El autocar nos dejó en una plaza e iniciamos la caminata. Parte del grupo se quedó en los manantiales, en la vertiente este de los montes Jablenica. Estábamos a 900 metros. El desnivel que afrontaríamos era de 400 metros. Las últimas casas del pueblo quedaron atrás. Algunas compañeras optaron por explorar a fondo la zona de los manantiales y alguna pequeña y atrayente iglesia. El sonido refrescante del agua revitalizó nuestros ánimos. Cruzamos un puente y nos infiltramos en una naturaleza de hayas y robles, sin hojas, de ramas hambrientas de verdor. Bosque refrescante, aguas cantarinas.



Me encantó el paisaje que se desplegaba en nuestro ascenso constante. Algunos repechones ponían a prueba nuestra forma física. Como paraba bastante a menudo, como ya era habitual, para hacer fotos, me fui rezagando. Podría haber acelerado el paso y contactar con alguno de los grupos intermedios, pero preferí quedarme el último para animar a Lydia y a Pilar. Lydia estaba en forma, aunque era su ánimo el que flaqueaba. Pilar tomó un ritmo constante. A ella le sobraba el pundonor. Espe era la perfecta combinación de forma física y ánimo. Hasta nos daba conversación y nos hacía reír.
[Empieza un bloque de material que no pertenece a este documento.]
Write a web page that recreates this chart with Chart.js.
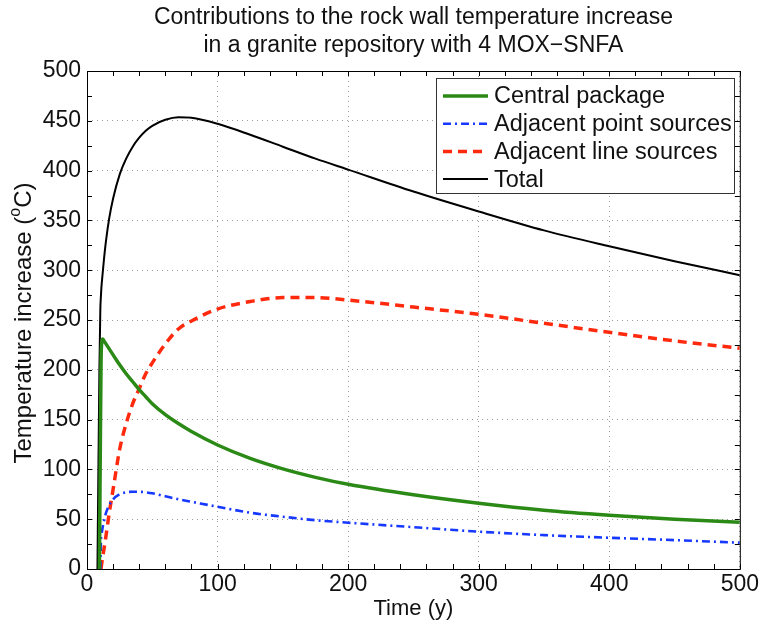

El esfuerzo y el sol nos obligaron a guardar las prendas de abrigo. El sol iluminaba el bosque, casi uniforme, roto por una casa de campo o un atrevido verdor. Al superar su altura divisábamos un horizonte turbio, brumoso, que atenazaba las montañas y los suaves valles, las casas blancas, el lago, la nieve de las cumbres que parecían alojar a los dioses que contemplaban nuestro esfuerzo.
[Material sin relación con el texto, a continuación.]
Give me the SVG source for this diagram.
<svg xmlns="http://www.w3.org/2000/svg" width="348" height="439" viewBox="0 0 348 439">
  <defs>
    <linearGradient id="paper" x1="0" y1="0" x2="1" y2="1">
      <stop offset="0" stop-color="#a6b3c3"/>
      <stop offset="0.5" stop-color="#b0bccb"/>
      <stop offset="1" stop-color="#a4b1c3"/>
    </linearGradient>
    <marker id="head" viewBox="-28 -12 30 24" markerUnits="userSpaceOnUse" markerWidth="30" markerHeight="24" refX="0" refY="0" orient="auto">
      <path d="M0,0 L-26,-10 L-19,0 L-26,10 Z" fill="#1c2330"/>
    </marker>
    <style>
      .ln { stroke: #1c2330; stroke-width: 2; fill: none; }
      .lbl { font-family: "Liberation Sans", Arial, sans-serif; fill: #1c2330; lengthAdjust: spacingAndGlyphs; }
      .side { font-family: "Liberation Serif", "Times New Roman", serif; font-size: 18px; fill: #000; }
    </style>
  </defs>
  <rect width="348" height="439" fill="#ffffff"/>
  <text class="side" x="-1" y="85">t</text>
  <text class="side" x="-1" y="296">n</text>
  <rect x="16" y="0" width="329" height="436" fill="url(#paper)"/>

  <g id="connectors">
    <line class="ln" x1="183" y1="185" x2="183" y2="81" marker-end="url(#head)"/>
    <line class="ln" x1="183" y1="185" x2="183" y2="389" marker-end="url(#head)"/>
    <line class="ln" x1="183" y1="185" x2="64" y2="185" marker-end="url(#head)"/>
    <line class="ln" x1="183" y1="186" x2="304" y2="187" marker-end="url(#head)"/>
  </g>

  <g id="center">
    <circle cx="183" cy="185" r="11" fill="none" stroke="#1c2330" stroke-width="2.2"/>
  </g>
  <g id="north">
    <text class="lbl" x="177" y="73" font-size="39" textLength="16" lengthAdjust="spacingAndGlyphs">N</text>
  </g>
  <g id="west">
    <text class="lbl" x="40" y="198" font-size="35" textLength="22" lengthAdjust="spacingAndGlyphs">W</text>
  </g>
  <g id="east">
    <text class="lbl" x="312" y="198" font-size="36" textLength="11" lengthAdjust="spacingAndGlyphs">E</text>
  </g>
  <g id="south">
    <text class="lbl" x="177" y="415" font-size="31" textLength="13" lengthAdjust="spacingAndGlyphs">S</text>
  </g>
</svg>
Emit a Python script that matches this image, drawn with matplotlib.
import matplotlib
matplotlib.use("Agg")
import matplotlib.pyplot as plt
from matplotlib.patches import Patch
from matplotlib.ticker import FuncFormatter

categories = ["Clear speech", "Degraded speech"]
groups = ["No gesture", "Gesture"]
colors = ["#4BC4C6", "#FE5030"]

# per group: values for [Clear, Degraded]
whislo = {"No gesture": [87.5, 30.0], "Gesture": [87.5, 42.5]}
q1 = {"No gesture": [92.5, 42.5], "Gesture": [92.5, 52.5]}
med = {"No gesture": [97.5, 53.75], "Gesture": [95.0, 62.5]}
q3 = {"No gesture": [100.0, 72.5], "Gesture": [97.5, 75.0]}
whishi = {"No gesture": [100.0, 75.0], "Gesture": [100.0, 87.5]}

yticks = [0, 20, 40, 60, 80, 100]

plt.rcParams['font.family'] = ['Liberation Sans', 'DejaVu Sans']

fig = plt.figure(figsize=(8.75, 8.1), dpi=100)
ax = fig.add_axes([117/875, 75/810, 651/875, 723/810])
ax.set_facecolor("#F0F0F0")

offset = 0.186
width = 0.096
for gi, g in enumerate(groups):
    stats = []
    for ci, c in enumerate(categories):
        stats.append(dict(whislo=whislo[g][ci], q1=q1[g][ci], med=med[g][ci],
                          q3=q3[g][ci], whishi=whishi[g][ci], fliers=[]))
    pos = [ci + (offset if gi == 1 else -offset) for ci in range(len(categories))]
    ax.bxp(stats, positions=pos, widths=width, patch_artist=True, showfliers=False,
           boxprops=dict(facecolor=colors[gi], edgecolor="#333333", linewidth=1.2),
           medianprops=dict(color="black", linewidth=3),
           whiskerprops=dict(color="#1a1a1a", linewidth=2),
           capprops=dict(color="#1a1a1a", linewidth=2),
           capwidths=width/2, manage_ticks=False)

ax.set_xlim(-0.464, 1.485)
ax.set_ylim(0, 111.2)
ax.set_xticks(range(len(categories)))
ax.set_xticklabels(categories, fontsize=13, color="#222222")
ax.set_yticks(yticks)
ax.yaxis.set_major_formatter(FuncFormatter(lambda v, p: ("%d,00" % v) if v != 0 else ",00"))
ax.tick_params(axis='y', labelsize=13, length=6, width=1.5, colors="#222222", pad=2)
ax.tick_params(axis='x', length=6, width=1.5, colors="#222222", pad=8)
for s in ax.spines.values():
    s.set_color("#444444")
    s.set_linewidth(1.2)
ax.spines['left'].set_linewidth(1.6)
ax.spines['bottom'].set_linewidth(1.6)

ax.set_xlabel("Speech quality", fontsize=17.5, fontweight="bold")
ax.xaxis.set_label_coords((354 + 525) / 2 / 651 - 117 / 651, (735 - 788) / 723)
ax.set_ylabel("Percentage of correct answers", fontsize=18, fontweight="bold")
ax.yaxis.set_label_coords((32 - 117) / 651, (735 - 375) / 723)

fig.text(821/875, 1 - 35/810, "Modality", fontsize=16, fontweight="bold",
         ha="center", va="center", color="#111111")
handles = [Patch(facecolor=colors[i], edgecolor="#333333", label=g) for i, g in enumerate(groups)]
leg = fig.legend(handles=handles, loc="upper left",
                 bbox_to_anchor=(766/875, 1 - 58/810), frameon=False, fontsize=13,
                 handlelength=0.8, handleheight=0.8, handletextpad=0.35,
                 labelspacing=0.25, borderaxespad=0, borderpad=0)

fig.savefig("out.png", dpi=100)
Me gustaban los pueblos incrustados en la falda de la montaña, a orillas del lago, los grupos de casas desperdigadas, los que aparecían tras esconderse detrás de los troncos que filtraban y dosificaban el paisaje. Las hojas amortiguaban el suelo del camino. Las piedras no eran abundantes. Comprobé que no había peligro de resbalar, algo que me preocupaba para el descenso.
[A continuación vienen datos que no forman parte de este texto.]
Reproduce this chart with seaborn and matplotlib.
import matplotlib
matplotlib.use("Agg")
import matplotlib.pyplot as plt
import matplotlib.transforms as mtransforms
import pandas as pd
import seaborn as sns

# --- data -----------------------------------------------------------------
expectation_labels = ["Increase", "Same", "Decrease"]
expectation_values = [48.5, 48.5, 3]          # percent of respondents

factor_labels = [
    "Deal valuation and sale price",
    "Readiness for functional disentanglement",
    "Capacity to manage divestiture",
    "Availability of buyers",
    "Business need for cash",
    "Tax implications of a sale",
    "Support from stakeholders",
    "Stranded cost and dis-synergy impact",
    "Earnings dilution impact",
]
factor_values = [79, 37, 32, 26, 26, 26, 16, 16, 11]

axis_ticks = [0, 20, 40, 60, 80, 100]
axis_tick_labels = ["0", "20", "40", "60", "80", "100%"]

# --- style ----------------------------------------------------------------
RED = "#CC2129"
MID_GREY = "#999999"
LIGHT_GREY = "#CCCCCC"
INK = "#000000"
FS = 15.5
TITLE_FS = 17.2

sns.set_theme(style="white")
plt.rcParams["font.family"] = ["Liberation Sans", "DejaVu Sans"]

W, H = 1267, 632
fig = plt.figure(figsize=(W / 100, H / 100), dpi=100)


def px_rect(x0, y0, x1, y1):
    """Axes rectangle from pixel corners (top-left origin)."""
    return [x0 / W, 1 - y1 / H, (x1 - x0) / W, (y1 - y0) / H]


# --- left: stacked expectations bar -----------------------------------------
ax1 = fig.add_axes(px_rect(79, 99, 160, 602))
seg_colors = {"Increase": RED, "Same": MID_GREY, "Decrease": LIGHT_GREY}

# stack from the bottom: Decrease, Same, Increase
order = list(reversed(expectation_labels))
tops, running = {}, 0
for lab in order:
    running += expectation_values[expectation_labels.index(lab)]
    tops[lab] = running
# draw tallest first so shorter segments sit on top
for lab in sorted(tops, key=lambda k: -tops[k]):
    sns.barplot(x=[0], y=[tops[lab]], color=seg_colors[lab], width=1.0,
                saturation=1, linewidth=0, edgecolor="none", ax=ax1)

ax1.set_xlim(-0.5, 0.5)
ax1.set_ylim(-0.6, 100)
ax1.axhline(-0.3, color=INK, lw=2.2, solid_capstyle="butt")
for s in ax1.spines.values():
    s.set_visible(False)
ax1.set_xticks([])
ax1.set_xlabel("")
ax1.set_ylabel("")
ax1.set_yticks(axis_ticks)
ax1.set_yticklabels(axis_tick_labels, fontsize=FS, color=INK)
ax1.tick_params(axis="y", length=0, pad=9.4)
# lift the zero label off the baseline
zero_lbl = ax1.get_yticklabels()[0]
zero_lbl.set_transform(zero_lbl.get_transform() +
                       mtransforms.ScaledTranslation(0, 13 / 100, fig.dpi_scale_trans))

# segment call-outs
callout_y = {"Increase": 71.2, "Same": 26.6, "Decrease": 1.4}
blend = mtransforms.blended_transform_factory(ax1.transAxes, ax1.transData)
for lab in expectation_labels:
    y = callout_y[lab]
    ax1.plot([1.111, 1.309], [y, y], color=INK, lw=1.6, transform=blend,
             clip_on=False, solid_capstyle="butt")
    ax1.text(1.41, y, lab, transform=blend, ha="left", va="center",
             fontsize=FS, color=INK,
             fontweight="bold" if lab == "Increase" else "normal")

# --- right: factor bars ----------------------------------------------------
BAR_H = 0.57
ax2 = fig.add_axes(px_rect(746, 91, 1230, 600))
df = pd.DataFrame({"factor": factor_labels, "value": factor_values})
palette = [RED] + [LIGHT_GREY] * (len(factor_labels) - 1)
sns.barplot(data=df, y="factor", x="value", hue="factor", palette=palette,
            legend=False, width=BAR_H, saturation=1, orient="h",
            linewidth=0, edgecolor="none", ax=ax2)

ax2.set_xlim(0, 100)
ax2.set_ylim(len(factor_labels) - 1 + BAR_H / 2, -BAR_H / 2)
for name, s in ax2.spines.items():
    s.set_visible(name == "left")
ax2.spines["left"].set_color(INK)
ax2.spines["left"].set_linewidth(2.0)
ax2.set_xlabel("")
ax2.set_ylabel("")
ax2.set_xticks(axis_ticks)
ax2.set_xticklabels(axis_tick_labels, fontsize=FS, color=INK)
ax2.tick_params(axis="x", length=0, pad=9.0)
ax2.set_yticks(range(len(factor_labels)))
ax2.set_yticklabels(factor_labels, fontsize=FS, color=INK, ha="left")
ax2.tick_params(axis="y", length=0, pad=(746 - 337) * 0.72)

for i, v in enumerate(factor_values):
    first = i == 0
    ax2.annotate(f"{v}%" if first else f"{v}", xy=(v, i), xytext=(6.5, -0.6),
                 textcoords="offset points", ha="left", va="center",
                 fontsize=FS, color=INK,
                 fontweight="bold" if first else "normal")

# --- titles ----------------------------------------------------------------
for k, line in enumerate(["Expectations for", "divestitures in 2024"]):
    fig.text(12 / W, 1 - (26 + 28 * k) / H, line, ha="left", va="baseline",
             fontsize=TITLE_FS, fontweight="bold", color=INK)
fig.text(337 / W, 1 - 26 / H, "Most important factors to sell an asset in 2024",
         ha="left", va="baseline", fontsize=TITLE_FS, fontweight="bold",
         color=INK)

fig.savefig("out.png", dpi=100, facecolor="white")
Las iglesias se combinaban con las mezquitas, que marcaban su posición con sus alminares. Aparecían casi por todas partes en la zona que abandonábamos, en la lejanía.



Dorian bajó a por nosotros y tiró del grupo. Los gemelos se quejaban, mantenía la respiración diafragmática y agradecí un par de paradas en un tramo especialmente empinado. Nos animó: faltaba poco para la iglesia. Me hidraté y volví a tomar un ritmo lento que no me quitaba la respiración. El paisaje me daba ánimos, como supongo que al resto. Arrojé fuera de mí las dudas.

Troncos caídos, algunos rechonchos y cubiertos de musgo, otros esbeltos que trataban de superar al resto, nos acompañaron. Las nubes blancas con panza gris trataban de retener los rayos juveniles del sol para que no resultaran impertinentes. Dorian señaló las montañas que nos separaban de Albania, muy cercanas.